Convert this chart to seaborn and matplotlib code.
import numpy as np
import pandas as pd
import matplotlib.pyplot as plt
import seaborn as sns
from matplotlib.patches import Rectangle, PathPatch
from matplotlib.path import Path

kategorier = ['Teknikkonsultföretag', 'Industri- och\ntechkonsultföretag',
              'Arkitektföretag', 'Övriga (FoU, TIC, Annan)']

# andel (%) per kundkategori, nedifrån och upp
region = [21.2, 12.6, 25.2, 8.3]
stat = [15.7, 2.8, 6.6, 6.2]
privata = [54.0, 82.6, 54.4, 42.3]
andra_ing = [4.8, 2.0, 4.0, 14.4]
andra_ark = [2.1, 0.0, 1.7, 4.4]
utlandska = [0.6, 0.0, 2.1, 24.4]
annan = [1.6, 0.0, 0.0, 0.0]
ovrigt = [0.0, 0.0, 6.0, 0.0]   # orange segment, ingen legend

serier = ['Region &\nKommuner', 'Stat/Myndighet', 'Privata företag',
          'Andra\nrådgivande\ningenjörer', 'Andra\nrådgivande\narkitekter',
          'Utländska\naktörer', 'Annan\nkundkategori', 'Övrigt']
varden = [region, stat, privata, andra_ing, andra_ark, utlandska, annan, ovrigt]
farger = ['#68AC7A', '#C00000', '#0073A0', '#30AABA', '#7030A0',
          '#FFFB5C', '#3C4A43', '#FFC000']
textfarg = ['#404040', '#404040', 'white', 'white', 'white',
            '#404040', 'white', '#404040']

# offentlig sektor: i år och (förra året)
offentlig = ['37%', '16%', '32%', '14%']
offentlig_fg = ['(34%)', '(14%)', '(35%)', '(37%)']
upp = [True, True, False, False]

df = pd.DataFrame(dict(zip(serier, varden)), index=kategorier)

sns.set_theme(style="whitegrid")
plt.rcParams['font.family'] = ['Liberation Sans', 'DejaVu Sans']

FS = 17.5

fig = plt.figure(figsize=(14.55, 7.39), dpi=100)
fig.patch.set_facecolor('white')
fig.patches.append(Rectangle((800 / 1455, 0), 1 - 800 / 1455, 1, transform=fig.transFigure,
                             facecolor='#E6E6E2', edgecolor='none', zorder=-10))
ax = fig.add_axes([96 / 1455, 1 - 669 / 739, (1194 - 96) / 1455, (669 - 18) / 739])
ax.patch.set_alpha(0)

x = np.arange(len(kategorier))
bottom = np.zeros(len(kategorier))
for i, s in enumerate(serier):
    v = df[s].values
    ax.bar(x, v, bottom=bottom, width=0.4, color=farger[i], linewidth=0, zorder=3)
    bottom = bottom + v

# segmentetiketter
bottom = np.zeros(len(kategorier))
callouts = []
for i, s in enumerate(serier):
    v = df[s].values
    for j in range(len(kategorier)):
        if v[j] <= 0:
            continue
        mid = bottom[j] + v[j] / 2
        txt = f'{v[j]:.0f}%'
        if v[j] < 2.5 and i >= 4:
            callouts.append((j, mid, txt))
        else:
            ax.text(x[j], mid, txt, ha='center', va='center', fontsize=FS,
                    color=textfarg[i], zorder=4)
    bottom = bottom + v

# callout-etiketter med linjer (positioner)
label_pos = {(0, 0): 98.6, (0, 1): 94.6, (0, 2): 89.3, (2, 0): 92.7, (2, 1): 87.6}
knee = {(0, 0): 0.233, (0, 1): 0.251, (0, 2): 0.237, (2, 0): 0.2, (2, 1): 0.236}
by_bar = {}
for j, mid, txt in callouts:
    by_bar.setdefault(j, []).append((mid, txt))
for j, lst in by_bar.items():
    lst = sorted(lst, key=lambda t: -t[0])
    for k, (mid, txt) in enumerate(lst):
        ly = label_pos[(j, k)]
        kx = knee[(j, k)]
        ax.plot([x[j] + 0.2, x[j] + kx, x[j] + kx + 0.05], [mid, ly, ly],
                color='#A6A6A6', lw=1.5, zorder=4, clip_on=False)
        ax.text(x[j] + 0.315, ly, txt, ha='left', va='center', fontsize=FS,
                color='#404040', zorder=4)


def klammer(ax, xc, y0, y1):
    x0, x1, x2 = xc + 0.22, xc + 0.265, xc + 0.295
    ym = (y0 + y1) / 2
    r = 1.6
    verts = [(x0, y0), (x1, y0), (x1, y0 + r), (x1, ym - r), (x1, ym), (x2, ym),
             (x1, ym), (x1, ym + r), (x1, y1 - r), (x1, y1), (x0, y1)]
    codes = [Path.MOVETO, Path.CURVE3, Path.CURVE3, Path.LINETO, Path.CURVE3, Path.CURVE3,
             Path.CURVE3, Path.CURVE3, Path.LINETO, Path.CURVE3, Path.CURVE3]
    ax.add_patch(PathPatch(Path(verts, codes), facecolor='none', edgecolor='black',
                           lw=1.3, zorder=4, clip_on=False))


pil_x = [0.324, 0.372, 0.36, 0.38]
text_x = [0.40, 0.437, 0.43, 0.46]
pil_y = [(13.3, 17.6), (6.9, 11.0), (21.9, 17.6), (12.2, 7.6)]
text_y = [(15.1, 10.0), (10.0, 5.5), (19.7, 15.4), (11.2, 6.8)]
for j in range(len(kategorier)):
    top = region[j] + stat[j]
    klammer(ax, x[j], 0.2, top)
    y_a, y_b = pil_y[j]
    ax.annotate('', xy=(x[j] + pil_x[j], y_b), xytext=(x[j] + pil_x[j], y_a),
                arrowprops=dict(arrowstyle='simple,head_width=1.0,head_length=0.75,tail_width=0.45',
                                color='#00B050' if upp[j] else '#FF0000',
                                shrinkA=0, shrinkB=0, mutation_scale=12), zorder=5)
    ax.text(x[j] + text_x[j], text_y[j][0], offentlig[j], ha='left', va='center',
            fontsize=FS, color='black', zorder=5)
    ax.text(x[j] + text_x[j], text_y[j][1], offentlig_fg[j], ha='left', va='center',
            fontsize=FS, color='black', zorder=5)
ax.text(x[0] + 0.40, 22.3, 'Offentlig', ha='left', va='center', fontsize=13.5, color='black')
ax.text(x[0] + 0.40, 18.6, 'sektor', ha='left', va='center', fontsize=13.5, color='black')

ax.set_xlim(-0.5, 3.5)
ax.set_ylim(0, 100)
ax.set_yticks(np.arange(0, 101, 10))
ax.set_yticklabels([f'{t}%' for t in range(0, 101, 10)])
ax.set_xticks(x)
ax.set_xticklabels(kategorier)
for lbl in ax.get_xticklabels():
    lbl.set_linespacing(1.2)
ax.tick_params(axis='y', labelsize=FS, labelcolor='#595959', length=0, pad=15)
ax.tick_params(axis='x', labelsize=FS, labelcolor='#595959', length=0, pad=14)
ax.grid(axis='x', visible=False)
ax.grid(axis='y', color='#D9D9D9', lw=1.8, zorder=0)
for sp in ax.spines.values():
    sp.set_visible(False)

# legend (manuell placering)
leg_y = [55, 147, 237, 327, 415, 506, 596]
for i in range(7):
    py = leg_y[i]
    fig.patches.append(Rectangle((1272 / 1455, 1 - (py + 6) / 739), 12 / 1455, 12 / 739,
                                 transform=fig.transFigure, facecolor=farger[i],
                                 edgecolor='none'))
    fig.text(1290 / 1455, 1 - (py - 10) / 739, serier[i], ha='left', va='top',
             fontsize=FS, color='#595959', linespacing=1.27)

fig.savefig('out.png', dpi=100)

### [What this task involves]
Which lines in the data above contain "matplotlib"? Show each one.

### [Solution]
Convert this chart to seaborn and matplotlib code.
import matplotlib.pyplot as plt
from matplotlib.patches import Rectangle, PathPatch
from matplotlib.path import Path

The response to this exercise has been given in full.